### Information supplied
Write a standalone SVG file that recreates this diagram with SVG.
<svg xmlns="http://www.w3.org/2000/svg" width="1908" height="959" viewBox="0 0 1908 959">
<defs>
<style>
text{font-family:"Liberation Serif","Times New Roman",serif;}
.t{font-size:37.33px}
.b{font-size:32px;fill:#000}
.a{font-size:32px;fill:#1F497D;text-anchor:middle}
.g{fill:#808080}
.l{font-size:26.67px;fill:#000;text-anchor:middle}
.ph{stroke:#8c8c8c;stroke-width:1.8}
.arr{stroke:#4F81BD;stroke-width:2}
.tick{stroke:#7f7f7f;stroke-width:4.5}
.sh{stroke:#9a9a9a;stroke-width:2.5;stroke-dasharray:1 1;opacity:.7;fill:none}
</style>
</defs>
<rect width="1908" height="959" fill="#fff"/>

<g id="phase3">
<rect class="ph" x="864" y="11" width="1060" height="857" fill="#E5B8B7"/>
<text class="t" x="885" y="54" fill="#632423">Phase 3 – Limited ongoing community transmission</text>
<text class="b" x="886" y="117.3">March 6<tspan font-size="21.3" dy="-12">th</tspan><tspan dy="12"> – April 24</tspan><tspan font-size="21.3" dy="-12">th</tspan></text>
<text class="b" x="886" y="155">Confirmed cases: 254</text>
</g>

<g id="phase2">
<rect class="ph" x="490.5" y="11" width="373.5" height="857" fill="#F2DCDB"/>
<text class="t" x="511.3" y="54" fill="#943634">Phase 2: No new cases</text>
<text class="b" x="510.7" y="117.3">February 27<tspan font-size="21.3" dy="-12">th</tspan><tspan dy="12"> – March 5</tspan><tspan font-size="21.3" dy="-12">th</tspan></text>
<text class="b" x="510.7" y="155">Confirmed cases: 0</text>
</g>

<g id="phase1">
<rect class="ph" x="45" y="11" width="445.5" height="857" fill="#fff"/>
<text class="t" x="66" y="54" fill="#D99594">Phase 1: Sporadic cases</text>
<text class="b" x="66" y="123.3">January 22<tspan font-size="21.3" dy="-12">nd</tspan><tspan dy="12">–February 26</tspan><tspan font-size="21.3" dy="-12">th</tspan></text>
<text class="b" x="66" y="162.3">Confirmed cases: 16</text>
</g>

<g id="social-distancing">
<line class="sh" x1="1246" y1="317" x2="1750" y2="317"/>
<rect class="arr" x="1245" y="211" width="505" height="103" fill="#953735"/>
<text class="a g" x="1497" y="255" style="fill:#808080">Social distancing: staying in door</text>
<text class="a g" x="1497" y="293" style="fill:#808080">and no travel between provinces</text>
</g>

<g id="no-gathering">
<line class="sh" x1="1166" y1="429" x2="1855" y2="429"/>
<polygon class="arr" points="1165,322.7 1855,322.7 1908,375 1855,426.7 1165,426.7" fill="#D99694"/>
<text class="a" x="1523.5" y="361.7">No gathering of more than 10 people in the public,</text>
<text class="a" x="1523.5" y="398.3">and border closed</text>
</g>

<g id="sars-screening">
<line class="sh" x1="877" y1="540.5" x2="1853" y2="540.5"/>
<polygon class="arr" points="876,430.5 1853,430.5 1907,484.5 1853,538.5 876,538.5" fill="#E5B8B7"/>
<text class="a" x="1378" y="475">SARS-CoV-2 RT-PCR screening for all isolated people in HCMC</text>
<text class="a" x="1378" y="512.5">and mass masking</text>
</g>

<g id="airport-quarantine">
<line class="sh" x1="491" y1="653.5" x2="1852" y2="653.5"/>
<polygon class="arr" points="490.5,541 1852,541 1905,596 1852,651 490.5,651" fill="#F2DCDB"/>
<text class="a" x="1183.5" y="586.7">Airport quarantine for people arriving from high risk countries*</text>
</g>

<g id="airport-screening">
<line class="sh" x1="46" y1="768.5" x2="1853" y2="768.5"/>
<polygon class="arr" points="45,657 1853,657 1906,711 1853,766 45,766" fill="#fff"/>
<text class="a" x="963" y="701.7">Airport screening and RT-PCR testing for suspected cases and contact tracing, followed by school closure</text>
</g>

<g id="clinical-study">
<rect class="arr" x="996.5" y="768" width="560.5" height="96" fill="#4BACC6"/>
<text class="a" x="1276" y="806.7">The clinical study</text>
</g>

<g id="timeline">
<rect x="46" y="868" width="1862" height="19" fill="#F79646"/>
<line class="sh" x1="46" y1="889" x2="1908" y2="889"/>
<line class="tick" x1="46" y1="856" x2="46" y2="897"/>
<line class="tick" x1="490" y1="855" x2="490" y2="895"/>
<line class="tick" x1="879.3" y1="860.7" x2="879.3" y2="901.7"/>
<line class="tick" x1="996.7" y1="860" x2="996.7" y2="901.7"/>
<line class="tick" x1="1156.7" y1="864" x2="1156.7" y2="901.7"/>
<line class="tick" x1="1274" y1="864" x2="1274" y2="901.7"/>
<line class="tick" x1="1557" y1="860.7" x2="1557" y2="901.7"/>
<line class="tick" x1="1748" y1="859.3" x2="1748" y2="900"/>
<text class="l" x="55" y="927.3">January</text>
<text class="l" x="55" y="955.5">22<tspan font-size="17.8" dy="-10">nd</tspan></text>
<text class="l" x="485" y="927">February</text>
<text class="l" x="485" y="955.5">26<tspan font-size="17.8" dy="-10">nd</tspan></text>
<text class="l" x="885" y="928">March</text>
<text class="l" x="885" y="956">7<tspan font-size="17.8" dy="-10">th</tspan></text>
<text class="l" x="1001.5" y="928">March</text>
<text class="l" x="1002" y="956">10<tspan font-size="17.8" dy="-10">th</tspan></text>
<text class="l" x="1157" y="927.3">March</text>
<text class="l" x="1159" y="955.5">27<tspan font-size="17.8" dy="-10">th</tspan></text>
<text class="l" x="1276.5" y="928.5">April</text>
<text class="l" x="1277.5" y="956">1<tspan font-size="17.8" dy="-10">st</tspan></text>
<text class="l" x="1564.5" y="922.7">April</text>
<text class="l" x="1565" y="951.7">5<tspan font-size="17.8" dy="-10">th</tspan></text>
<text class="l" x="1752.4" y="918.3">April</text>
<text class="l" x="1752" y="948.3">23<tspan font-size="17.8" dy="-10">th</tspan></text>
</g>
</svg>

### What needs to be done
Reproduce the listing above word for word.

### Completed exercise
Write a standalone SVG file that recreates this diagram with SVG.
<svg xmlns="http://www.w3.org/2000/svg" width="1908" height="959" viewBox="0 0 1908 959">
<defs>
<style>
text{font-family:"Liberation Serif","Times New Roman",serif;}
.t{font-size:37.33px}
.b{font-size:32px;fill:#000}
.a{font-size:32px;fill:#1F497D;text-anchor:middle}
.g{fill:#808080}
.l{font-size:26.67px;fill:#000;text-anchor:middle}
.ph{stroke:#8c8c8c;stroke-width:1.8}
.arr{stroke:#4F81BD;stroke-width:2}
.tick{stroke:#7f7f7f;stroke-width:4.5}
.sh{stroke:#9a9a9a;stroke-width:2.5;stroke-dasharray:1 1;opacity:.7;fill:none}
</style>
</defs>
<rect width="1908" height="959" fill="#fff"/>

<g id="phase3">
<rect class="ph" x="864" y="11" width="1060" height="857" fill="#E5B8B7"/>
<text class="t" x="885" y="54" fill="#632423">Phase 3 – Limited ongoing community transmission</text>
<text class="b" x="886" y="117.3">March 6<tspan font-size="21.3" dy="-12">th</tspan><tspan dy="12"> – April 24</tspan><tspan font-size="21.3" dy="-12">th</tspan></text>
<text class="b" x="886" y="155">Confirmed cases: 254</text>
</g>

<g id="phase2">
<rect class="ph" x="490.5" y="11" width="373.5" height="857" fill="#F2DCDB"/>
<text class="t" x="511.3" y="54" fill="#943634">Phase 2: No new cases</text>
<text class="b" x="510.7" y="117.3">February 27<tspan font-size="21.3" dy="-12">th</tspan><tspan dy="12"> – March 5</tspan><tspan font-size="21.3" dy="-12">th</tspan></text>
<text class="b" x="510.7" y="155">Confirmed cases: 0</text>
</g>

<g id="phase1">
<rect class="ph" x="45" y="11" width="445.5" height="857" fill="#fff"/>
<text class="t" x="66" y="54" fill="#D99594">Phase 1: Sporadic cases</text>
<text class="b" x="66" y="123.3">January 22<tspan font-size="21.3" dy="-12">nd</tspan><tspan dy="12">–February 26</tspan><tspan font-size="21.3" dy="-12">th</tspan></text>
<text class="b" x="66" y="162.3">Confirmed cases: 16</text>
</g>

<g id="social-distancing">
<line class="sh" x1="1246" y1="317" x2="1750" y2="317"/>
<rect class="arr" x="1245" y="211" width="505" height="103" fill="#953735"/>
<text class="a g" x="1497" y="255" style="fill:#808080">Social distancing: staying in door</text>
<text class="a g" x="1497" y="293" style="fill:#808080">and no travel between provinces</text>
</g>

<g id="no-gathering">
<line class="sh" x1="1166" y1="429" x2="1855" y2="429"/>
<polygon class="arr" points="1165,322.7 1855,322.7 1908,375 1855,426.7 1165,426.7" fill="#D99694"/>
<text class="a" x="1523.5" y="361.7">No gathering of more than 10 people in the public,</text>
<text class="a" x="1523.5" y="398.3">and border closed</text>
</g>

<g id="sars-screening">
<line class="sh" x1="877" y1="540.5" x2="1853" y2="540.5"/>
<polygon class="arr" points="876,430.5 1853,430.5 1907,484.5 1853,538.5 876,538.5" fill="#E5B8B7"/>
<text class="a" x="1378" y="475">SARS-CoV-2 RT-PCR screening for all isolated people in HCMC</text>
<text class="a" x="1378" y="512.5">and mass masking</text>
</g>

<g id="airport-quarantine">
<line class="sh" x1="491" y1="653.5" x2="1852" y2="653.5"/>
<polygon class="arr" points="490.5,541 1852,541 1905,596 1852,651 490.5,651" fill="#F2DCDB"/>
<text class="a" x="1183.5" y="586.7">Airport quarantine for people arriving from high risk countries*</text>
</g>

<g id="airport-screening">
<line class="sh" x1="46" y1="768.5" x2="1853" y2="768.5"/>
<polygon class="arr" points="45,657 1853,657 1906,711 1853,766 45,766" fill="#fff"/>
<text class="a" x="963" y="701.7">Airport screening and RT-PCR testing for suspected cases and contact tracing, followed by school closure</text>
</g>

<g id="clinical-study">
<rect class="arr" x="996.5" y="768" width="560.5" height="96" fill="#4BACC6"/>
<text class="a" x="1276" y="806.7">The clinical study</text>
</g>

<g id="timeline">
<rect x="46" y="868" width="1862" height="19" fill="#F79646"/>
<line class="sh" x1="46" y1="889" x2="1908" y2="889"/>
<line class="tick" x1="46" y1="856" x2="46" y2="897"/>
<line class="tick" x1="490" y1="855" x2="490" y2="895"/>
<line class="tick" x1="879.3" y1="860.7" x2="879.3" y2="901.7"/>
<line class="tick" x1="996.7" y1="860" x2="996.7" y2="901.7"/>
<line class="tick" x1="1156.7" y1="864" x2="1156.7" y2="901.7"/>
<line class="tick" x1="1274" y1="864" x2="1274" y2="901.7"/>
<line class="tick" x1="1557" y1="860.7" x2="1557" y2="901.7"/>
<line class="tick" x1="1748" y1="859.3" x2="1748" y2="900"/>
<text class="l" x="55" y="927.3">January</text>
<text class="l" x="55" y="955.5">22<tspan font-size="17.8" dy="-10">nd</tspan></text>
<text class="l" x="485" y="927">February</text>
<text class="l" x="485" y="955.5">26<tspan font-size="17.8" dy="-10">nd</tspan></text>
<text class="l" x="885" y="928">March</text>
<text class="l" x="885" y="956">7<tspan font-size="17.8" dy="-10">th</tspan></text>
<text class="l" x="1001.5" y="928">March</text>
<text class="l" x="1002" y="956">10<tspan font-size="17.8" dy="-10">th</tspan></text>
<text class="l" x="1157" y="927.3">March</text>
<text class="l" x="1159" y="955.5">27<tspan font-size="17.8" dy="-10">th</tspan></text>
<text class="l" x="1276.5" y="928.5">April</text>
<text class="l" x="1277.5" y="956">1<tspan font-size="17.8" dy="-10">st</tspan></text>
<text class="l" x="1564.5" y="922.7">April</text>
<text class="l" x="1565" y="951.7">5<tspan font-size="17.8" dy="-10">th</tspan></text>
<text class="l" x="1752.4" y="918.3">April</text>
<text class="l" x="1752" y="948.3">23<tspan font-size="17.8" dy="-10">th</tspan></text>
</g>
</svg>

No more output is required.